*** Data for the task ***

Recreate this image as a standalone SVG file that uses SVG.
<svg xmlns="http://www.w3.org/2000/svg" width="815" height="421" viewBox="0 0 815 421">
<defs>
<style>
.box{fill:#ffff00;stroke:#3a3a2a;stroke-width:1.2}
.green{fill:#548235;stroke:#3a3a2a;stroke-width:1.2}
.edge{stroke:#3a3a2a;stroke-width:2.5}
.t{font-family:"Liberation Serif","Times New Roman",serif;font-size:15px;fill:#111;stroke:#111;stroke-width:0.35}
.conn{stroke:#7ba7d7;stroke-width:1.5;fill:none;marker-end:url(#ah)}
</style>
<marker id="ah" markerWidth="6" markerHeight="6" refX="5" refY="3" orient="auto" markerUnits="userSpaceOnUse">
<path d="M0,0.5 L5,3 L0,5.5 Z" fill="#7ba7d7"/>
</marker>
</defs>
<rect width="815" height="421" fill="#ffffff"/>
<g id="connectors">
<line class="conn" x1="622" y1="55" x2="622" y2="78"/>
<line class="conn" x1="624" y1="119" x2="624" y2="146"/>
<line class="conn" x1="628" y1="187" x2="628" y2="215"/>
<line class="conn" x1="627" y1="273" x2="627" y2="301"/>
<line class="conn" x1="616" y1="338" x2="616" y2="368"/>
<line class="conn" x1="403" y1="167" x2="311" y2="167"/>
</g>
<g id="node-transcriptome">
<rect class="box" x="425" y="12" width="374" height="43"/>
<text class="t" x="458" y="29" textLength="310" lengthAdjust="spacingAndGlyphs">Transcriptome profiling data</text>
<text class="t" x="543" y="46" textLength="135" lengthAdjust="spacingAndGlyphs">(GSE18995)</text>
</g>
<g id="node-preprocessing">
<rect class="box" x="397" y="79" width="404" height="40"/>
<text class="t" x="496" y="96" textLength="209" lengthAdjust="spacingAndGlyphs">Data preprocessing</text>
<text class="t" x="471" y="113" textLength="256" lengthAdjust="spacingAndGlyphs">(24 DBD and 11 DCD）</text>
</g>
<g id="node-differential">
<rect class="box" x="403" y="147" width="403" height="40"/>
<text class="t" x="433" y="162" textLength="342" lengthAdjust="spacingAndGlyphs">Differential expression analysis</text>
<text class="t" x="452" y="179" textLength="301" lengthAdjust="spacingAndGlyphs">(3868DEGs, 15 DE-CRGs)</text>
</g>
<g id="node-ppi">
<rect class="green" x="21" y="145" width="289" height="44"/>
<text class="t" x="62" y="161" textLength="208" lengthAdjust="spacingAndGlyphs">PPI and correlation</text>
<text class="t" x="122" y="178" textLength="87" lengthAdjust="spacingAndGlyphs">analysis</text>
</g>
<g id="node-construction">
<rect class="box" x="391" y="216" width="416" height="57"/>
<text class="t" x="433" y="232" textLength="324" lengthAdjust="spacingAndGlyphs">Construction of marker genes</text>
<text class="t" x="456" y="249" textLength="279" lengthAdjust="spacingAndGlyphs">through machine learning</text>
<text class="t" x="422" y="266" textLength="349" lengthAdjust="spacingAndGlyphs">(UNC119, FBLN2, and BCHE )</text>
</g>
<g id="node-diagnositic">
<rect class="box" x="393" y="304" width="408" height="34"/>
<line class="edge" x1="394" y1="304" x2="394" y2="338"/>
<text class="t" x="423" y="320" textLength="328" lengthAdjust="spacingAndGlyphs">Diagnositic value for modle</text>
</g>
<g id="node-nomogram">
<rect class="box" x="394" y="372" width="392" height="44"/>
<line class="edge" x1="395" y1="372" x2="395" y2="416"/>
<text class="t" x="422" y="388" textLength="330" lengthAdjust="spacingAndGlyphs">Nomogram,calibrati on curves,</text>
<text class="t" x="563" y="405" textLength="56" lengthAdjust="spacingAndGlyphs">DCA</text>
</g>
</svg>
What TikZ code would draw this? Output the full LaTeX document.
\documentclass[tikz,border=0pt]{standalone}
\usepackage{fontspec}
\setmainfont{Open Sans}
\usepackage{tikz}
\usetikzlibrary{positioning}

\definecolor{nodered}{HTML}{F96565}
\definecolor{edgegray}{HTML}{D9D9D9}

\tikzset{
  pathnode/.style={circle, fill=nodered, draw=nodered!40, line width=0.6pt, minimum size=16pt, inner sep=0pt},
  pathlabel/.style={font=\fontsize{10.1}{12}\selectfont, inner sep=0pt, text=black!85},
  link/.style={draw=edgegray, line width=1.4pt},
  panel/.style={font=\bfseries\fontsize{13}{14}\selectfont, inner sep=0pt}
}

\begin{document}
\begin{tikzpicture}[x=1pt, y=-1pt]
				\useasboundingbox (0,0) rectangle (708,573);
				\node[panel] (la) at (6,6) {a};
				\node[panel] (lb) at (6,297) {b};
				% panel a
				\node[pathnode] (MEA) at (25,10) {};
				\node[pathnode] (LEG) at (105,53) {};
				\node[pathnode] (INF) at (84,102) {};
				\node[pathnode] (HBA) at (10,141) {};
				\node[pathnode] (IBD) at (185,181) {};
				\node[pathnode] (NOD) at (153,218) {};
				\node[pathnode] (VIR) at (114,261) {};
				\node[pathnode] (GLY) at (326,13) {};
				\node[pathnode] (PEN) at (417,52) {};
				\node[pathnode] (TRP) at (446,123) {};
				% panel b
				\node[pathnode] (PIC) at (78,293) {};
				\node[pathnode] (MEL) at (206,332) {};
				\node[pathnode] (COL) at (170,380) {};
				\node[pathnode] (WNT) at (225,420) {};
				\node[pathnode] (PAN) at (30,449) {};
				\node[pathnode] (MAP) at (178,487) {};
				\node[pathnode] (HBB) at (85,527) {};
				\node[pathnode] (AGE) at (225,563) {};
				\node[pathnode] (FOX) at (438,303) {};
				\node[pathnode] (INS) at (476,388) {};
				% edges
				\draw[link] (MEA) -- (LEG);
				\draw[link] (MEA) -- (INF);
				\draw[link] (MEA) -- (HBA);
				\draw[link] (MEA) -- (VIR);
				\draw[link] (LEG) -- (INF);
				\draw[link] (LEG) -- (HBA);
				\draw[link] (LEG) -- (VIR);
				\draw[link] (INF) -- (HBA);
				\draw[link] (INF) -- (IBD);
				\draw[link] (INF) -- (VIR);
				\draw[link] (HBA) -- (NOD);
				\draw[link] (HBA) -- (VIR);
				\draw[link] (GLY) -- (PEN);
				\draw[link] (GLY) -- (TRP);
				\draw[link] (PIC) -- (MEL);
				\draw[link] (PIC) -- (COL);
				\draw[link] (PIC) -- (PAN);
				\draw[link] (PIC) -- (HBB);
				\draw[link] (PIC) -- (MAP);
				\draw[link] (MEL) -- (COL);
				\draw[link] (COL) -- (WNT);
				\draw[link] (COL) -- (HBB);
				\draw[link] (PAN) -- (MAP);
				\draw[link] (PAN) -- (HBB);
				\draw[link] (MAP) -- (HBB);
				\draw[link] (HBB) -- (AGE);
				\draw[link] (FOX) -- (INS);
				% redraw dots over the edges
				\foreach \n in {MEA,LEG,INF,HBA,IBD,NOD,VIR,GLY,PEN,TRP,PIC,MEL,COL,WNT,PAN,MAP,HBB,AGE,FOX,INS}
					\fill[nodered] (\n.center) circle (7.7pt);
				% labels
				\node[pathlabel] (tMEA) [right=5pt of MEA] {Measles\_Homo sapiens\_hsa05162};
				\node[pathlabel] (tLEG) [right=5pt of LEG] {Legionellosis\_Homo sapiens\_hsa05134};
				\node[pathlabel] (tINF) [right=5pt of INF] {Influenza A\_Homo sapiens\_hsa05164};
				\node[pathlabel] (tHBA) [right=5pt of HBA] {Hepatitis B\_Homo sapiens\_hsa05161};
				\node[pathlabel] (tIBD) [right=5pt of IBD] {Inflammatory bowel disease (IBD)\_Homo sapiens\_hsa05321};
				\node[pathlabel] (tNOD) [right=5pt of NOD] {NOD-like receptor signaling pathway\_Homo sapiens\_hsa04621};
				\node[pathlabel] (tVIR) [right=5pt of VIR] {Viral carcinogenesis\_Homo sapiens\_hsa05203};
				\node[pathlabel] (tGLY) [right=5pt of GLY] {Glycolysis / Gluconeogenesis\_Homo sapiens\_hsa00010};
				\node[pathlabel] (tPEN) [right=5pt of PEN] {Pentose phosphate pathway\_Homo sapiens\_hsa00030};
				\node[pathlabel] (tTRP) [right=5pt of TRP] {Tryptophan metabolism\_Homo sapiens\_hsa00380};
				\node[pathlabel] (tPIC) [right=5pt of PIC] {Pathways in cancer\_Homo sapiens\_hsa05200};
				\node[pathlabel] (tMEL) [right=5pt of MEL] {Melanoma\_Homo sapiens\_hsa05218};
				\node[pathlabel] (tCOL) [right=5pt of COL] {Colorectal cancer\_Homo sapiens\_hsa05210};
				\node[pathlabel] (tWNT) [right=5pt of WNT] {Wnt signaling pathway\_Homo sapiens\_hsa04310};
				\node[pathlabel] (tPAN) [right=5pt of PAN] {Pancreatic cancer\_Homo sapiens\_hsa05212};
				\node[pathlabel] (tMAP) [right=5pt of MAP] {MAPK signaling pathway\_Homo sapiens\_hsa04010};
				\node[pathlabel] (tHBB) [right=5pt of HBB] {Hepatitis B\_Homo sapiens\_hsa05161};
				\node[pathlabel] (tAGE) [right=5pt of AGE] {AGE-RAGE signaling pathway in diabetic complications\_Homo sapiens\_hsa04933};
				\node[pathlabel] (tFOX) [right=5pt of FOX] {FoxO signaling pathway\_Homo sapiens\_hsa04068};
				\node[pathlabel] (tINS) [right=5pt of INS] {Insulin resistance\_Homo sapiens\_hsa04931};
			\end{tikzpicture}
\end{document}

***

*What you will do:* Go through the records and copy each line with "standalone" in it.

*Complete output:*
Recreate this image as a standalone SVG file that uses SVG.
\documentclass[tikz,border=0pt]{standalone}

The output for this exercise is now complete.